▶ [Stated task]: For every line in the records that has the word "matplotlib", make a copy.

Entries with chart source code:
= = = =
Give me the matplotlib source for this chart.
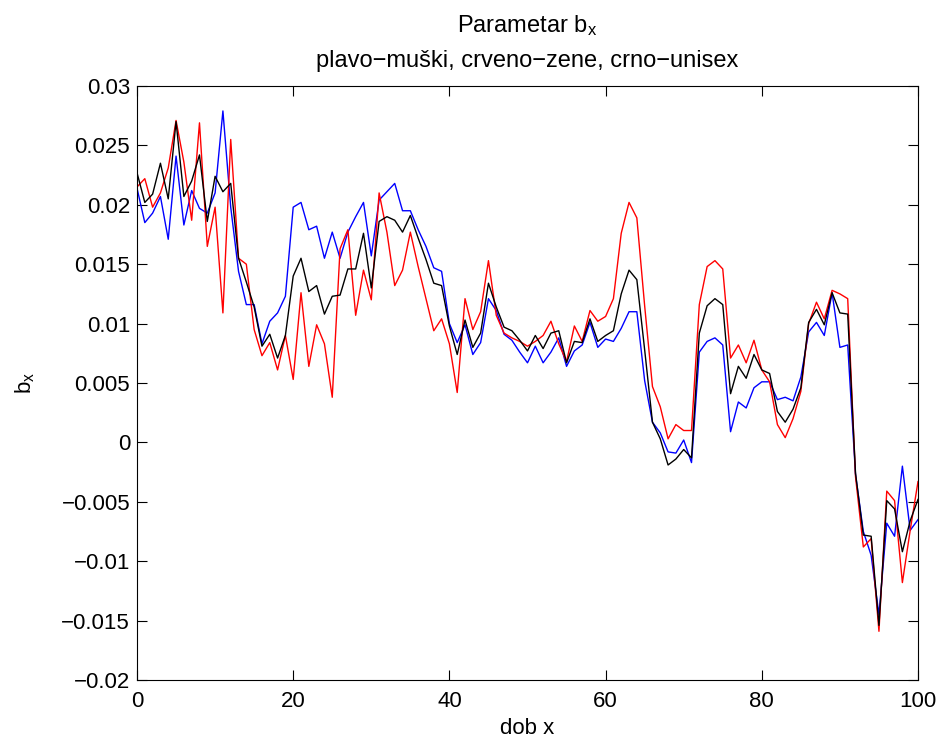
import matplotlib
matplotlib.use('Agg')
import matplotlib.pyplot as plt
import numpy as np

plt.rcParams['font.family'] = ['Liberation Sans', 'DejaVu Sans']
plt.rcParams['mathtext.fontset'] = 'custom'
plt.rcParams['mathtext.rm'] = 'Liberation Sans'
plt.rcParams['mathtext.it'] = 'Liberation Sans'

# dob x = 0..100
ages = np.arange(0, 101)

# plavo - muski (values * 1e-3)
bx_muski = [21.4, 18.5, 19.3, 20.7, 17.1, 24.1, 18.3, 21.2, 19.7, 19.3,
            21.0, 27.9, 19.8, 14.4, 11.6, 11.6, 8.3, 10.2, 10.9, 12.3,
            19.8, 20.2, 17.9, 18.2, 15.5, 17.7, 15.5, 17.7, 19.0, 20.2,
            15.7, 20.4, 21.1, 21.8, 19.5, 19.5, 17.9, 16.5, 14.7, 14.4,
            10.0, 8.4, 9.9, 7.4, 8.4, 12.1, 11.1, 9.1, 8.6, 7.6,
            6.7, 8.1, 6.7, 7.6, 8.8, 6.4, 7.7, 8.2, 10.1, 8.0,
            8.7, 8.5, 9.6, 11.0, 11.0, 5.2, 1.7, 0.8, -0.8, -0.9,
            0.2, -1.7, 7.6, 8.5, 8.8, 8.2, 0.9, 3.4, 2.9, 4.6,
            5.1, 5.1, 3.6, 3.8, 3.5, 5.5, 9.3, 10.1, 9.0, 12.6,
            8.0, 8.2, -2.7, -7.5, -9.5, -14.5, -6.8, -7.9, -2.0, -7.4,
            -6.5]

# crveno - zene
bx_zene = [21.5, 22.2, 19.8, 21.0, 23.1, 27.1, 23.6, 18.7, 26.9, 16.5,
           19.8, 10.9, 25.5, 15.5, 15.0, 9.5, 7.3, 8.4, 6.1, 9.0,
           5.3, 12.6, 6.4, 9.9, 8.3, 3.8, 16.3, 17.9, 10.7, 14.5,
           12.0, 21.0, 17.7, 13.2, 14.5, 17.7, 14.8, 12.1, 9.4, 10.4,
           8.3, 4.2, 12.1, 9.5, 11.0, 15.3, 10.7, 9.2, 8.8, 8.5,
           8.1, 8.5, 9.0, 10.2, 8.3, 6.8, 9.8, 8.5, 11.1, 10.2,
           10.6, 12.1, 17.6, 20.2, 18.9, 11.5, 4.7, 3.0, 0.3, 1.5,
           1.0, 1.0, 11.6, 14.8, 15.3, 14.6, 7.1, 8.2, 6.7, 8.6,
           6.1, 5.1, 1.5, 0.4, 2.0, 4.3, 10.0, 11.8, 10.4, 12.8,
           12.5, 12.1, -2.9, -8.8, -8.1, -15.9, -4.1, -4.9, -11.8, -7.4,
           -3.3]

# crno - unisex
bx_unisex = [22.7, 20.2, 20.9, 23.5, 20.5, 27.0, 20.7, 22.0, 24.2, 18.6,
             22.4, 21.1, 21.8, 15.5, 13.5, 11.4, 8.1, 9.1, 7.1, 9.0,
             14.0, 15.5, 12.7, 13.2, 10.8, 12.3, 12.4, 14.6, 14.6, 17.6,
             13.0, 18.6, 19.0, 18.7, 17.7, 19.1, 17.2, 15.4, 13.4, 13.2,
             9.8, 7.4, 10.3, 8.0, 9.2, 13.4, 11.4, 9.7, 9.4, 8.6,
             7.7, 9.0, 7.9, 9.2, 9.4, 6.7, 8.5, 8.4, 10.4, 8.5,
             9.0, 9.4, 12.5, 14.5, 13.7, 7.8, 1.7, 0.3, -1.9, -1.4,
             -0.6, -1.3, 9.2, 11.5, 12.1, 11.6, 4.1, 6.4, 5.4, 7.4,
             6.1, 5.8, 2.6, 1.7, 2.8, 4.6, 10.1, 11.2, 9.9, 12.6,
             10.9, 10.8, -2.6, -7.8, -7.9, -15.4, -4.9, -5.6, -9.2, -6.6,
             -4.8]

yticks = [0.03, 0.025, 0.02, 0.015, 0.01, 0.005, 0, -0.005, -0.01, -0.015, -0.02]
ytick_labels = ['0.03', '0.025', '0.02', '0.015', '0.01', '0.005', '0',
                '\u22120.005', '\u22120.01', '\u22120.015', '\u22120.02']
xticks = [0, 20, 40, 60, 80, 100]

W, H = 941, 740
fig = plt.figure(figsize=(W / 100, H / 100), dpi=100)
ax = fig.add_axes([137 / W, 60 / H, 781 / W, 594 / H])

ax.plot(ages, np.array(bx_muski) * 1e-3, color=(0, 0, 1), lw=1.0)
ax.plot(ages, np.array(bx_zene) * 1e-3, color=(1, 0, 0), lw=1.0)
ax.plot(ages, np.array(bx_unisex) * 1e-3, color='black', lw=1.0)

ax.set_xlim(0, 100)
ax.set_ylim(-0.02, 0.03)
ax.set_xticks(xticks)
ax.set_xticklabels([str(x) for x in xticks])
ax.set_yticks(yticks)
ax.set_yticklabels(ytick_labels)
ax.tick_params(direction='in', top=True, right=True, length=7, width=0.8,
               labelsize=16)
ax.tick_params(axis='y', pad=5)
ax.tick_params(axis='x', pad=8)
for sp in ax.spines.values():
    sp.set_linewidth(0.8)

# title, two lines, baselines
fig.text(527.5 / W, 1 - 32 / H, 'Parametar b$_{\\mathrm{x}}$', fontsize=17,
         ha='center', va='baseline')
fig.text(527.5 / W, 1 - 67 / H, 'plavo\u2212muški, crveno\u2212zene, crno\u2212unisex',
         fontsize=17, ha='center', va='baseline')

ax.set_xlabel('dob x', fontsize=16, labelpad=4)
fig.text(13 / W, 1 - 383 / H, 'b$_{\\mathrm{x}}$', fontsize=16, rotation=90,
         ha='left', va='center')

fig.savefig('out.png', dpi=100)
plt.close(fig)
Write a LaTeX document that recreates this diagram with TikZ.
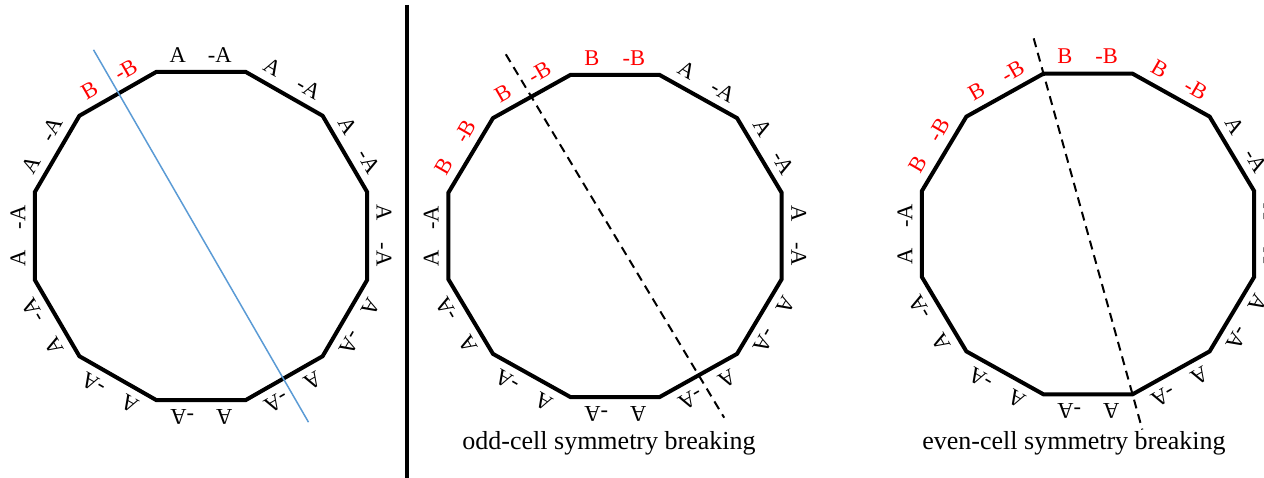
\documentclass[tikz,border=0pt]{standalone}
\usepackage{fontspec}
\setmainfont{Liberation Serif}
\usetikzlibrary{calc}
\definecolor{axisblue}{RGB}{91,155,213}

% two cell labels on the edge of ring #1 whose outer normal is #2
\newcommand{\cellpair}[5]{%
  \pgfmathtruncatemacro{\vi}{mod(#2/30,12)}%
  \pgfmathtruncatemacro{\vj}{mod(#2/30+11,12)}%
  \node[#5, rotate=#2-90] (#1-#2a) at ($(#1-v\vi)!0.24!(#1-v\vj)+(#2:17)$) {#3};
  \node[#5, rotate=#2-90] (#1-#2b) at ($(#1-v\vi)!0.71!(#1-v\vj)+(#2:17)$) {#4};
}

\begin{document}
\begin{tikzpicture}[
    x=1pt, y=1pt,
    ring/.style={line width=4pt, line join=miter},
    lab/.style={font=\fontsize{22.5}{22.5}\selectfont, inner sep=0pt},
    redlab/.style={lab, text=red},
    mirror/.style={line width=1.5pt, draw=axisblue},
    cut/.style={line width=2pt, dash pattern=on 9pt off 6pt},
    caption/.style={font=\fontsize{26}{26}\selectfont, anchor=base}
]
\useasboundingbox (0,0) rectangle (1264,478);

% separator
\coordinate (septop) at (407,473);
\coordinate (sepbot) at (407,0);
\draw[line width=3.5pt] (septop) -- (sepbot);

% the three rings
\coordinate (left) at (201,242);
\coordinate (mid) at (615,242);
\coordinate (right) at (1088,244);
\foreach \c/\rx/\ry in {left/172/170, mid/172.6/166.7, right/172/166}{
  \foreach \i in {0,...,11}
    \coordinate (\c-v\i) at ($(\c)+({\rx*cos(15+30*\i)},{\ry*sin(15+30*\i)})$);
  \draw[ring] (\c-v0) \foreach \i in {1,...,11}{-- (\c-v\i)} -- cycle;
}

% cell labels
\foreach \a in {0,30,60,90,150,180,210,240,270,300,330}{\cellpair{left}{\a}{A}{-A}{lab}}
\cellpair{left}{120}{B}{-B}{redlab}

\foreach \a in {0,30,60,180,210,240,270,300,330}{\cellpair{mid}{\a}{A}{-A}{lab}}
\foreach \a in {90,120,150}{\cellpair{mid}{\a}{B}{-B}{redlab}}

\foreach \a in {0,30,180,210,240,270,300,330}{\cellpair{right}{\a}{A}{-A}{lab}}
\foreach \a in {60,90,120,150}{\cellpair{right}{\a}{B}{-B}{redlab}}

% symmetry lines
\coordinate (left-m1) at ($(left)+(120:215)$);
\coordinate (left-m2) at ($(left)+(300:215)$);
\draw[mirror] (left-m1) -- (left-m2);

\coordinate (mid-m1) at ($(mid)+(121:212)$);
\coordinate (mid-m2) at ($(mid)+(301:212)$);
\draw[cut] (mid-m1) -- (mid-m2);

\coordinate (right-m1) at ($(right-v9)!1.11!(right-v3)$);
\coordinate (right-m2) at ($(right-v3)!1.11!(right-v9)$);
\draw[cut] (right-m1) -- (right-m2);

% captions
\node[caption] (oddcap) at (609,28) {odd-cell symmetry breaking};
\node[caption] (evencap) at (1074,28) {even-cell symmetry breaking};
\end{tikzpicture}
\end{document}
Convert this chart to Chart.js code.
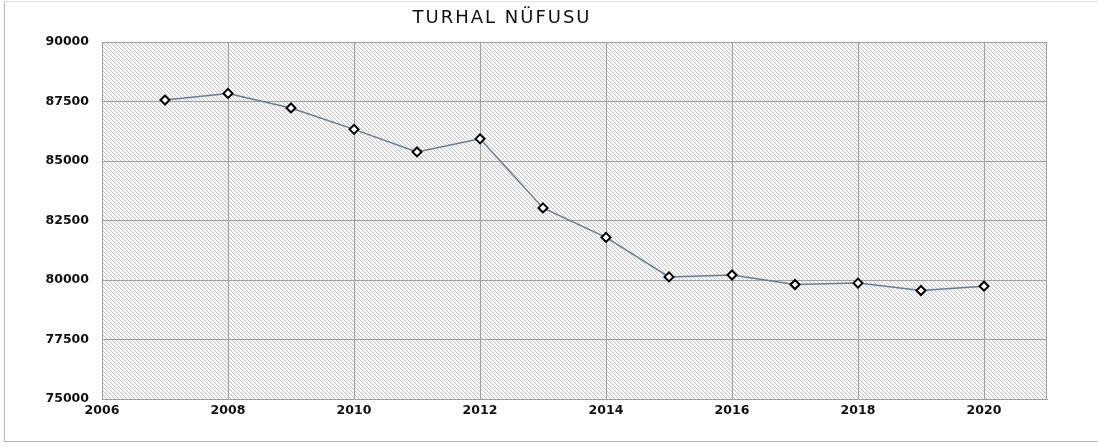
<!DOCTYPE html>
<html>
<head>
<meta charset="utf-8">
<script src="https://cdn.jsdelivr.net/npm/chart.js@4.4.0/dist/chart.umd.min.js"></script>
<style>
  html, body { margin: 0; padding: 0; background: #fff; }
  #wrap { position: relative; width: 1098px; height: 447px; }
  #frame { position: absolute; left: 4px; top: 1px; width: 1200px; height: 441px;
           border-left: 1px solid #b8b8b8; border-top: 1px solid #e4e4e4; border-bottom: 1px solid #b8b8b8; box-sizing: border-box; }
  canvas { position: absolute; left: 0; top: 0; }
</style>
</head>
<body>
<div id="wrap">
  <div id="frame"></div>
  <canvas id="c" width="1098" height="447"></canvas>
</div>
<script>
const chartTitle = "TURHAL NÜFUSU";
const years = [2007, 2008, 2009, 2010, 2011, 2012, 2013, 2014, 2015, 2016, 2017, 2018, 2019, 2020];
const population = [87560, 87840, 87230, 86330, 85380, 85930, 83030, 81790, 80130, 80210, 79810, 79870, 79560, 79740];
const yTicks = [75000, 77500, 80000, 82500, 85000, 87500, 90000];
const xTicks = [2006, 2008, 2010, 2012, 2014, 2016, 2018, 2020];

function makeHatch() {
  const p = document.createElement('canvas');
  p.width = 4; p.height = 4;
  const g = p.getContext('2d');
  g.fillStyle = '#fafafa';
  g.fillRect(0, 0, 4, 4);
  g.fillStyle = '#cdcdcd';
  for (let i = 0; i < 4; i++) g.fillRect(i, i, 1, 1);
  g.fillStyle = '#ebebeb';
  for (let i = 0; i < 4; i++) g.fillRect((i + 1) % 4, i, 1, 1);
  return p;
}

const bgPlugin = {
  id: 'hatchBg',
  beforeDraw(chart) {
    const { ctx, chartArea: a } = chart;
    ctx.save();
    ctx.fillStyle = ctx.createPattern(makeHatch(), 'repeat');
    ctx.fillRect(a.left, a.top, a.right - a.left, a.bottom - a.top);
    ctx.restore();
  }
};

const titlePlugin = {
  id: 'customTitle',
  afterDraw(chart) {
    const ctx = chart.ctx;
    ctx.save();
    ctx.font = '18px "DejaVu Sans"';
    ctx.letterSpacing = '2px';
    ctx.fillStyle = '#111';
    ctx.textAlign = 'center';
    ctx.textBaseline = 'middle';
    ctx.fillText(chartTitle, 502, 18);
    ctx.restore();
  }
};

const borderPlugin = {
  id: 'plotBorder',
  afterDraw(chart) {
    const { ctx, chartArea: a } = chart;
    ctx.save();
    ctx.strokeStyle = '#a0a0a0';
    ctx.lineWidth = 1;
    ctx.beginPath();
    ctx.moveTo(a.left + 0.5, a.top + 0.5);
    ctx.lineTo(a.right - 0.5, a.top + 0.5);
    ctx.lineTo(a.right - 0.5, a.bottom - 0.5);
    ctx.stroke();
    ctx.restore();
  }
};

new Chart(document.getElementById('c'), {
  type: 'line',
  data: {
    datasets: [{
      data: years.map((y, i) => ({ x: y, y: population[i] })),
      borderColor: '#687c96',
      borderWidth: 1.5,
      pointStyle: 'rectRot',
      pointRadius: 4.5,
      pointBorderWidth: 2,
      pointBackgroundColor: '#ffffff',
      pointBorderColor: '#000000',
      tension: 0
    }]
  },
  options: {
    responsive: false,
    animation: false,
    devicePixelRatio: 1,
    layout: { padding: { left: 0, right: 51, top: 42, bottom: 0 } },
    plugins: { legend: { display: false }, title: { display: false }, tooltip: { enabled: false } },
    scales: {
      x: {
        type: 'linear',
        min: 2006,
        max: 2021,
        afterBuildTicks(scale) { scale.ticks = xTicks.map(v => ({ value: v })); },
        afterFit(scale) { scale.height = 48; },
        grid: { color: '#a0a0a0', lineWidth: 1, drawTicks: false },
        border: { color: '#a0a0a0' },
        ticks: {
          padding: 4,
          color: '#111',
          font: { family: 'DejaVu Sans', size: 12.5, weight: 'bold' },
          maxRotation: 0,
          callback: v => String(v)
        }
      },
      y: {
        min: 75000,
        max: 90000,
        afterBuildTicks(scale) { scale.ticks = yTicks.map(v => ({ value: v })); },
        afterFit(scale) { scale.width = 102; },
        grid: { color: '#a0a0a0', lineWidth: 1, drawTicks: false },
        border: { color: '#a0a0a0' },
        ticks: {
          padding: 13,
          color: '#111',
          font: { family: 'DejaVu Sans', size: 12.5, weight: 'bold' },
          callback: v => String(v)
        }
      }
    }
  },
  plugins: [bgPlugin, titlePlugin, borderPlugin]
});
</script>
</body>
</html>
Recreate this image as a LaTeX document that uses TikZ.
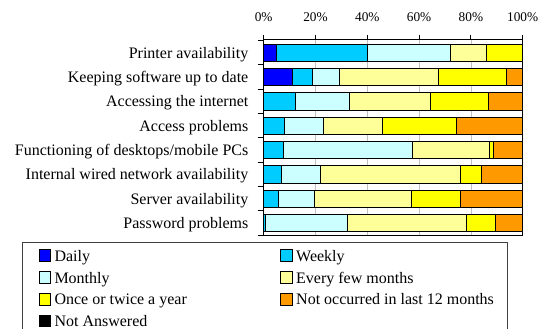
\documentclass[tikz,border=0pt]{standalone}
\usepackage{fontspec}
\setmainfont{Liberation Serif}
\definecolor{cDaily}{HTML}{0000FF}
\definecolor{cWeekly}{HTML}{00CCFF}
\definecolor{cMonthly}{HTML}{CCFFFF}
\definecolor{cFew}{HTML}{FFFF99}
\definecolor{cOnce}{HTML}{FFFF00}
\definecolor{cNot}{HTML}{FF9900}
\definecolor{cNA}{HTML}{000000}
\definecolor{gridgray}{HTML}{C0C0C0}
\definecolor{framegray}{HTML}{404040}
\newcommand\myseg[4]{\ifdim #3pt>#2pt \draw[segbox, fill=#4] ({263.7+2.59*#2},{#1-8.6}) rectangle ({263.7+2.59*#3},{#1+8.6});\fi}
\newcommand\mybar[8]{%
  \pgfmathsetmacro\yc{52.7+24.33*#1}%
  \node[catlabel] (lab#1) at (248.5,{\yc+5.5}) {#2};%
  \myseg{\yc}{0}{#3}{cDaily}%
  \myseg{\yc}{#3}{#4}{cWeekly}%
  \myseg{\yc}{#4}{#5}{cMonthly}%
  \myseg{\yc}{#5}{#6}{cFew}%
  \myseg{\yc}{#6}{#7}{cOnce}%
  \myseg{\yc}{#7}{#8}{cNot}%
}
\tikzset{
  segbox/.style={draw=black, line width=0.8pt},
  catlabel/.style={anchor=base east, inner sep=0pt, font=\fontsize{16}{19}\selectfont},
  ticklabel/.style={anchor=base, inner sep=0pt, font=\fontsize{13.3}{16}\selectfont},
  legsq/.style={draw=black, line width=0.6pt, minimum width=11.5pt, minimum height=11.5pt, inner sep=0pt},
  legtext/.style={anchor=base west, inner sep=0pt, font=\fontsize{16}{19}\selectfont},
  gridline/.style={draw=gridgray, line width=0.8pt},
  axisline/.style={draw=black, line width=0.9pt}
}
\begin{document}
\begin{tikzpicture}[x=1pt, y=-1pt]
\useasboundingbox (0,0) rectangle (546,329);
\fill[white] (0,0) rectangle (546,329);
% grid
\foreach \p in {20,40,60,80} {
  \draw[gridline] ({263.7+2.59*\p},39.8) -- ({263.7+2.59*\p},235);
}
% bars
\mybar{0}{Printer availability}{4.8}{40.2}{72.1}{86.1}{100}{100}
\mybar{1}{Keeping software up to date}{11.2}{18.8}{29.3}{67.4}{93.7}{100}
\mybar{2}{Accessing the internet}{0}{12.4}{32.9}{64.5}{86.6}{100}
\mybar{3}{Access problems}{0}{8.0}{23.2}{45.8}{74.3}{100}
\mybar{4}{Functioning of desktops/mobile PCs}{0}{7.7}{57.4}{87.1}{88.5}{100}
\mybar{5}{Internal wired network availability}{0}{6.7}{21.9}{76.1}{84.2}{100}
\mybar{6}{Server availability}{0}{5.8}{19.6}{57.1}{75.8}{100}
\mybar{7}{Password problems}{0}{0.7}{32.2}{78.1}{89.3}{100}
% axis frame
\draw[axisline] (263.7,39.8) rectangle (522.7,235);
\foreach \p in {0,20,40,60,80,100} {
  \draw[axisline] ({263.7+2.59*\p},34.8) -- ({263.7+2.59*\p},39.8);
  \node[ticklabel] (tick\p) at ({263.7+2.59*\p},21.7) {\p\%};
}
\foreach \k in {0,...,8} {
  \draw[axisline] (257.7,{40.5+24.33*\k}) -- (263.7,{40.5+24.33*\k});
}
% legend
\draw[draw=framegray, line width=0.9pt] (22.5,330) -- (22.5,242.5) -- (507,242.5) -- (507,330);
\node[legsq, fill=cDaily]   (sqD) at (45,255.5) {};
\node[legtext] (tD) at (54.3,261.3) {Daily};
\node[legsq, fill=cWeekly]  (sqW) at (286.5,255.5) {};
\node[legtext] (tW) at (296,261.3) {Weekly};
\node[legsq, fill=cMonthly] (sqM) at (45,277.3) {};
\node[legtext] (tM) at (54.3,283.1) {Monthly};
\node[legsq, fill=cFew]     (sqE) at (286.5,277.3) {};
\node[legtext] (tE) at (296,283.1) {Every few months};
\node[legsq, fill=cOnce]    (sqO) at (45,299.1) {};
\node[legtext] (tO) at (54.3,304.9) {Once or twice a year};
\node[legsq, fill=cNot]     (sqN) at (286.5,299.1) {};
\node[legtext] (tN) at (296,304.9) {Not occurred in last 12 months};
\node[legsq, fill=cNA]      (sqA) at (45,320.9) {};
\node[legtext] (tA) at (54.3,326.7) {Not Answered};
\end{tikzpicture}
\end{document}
= = = =
▶ [Task solution]:
Give me the matplotlib source for this chart.
import matplotlib
matplotlib.use('Agg')
import matplotlib.pyplot as plt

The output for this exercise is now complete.